***** Data shown *****

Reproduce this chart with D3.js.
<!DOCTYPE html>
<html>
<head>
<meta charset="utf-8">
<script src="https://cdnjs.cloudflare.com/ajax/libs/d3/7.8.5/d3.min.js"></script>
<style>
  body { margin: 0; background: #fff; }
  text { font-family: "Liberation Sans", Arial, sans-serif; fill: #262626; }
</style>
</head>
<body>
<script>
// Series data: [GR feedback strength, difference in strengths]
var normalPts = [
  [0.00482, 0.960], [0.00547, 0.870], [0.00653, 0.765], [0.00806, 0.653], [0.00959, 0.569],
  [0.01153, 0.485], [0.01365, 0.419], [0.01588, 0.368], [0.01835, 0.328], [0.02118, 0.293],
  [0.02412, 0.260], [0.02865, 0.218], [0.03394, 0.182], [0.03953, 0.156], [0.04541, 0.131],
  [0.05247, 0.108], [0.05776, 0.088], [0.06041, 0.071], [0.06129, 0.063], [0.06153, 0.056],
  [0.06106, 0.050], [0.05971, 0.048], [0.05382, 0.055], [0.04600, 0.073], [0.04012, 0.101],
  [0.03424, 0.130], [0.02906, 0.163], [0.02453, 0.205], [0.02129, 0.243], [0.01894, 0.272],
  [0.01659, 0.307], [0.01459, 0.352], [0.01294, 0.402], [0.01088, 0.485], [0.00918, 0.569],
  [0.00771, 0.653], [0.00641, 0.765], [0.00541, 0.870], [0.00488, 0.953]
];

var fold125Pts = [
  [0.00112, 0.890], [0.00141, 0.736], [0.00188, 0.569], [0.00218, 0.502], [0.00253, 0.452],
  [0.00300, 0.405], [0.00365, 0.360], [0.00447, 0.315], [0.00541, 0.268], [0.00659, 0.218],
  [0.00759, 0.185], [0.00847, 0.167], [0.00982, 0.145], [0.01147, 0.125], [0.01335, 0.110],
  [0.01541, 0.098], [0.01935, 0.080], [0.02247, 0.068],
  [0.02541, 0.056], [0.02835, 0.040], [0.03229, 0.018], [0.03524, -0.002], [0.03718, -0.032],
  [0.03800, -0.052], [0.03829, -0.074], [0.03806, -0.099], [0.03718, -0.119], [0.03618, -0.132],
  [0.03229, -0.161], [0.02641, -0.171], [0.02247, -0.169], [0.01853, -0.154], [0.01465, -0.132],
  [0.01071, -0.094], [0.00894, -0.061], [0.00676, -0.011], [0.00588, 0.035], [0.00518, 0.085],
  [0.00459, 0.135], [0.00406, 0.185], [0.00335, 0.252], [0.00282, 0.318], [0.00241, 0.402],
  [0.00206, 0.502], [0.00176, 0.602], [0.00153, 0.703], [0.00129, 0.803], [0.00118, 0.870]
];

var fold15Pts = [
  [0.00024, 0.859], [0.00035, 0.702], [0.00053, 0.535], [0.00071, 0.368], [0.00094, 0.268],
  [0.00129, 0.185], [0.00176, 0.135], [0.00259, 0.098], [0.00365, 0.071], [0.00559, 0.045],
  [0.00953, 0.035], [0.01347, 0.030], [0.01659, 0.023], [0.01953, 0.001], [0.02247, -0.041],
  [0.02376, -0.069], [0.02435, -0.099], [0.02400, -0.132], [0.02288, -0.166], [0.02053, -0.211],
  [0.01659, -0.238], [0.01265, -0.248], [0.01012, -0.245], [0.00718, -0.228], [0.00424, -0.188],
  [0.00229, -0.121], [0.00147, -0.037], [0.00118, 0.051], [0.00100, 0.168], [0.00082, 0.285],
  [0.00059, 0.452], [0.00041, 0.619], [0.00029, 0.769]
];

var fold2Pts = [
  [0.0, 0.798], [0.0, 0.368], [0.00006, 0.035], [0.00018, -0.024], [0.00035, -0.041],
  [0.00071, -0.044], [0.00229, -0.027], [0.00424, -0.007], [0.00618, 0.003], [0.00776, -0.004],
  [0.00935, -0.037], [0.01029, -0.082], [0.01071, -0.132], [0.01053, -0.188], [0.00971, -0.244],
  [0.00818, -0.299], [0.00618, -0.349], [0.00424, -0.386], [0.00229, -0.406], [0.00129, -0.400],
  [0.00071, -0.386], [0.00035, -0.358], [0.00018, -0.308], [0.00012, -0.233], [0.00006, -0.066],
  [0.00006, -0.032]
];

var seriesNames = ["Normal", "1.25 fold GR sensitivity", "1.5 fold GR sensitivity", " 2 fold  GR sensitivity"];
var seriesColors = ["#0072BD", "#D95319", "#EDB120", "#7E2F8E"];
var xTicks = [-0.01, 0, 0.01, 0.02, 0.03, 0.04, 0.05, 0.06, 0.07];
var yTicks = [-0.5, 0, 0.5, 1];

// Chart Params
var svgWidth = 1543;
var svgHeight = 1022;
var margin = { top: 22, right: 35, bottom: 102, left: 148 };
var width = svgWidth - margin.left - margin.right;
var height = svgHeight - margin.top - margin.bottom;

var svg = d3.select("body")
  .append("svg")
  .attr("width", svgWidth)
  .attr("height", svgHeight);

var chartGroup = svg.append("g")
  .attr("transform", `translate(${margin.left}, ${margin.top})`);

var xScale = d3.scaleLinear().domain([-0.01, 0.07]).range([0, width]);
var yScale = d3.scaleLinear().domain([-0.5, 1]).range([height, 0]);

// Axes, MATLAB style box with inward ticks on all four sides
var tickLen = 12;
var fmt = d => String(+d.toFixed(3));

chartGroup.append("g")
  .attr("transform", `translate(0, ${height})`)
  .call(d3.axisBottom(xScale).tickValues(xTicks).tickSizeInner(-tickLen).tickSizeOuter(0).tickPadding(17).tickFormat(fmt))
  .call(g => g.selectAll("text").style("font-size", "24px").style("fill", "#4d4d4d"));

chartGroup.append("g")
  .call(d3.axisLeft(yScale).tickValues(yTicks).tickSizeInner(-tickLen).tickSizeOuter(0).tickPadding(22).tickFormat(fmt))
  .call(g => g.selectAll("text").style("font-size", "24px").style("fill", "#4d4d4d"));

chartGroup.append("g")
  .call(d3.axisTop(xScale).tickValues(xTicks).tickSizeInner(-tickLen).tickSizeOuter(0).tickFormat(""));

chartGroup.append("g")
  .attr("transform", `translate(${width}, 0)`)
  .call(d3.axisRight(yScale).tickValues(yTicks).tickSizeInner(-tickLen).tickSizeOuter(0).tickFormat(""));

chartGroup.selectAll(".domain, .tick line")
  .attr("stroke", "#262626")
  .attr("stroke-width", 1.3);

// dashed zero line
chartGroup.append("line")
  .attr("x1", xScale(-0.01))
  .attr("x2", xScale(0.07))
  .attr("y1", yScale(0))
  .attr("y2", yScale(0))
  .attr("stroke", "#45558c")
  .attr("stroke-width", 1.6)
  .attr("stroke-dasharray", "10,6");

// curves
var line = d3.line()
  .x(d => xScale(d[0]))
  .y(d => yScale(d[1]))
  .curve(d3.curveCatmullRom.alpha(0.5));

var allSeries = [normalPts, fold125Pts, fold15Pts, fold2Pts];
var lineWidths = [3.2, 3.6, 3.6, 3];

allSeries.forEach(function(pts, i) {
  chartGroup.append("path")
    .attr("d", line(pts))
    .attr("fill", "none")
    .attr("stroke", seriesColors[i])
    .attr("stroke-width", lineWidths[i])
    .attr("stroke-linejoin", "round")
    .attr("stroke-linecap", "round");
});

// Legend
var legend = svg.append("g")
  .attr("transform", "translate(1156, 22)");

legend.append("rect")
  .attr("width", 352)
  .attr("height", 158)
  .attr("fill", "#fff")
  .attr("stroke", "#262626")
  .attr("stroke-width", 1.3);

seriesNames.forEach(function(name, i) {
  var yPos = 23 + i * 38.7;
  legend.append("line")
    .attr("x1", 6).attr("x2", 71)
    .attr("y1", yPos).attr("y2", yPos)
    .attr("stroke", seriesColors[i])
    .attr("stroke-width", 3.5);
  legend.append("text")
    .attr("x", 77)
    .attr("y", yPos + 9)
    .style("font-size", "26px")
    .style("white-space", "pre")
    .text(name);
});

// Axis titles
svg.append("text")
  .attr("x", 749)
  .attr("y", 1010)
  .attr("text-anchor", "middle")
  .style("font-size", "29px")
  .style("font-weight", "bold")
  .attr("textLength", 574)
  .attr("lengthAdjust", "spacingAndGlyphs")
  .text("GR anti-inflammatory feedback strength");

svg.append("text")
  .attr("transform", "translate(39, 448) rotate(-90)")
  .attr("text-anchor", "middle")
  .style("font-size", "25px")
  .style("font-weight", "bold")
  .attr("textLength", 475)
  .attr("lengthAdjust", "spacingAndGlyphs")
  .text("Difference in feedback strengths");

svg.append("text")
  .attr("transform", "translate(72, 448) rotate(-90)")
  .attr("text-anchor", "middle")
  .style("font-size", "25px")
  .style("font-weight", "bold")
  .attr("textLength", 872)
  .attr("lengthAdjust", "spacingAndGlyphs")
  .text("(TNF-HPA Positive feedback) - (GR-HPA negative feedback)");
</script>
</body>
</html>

*****

Written task:
Return all lines containing the word "with".

Exercise output:
Reproduce this chart with D3.js.
// Axes, MATLAB style box with inward ticks on all four sides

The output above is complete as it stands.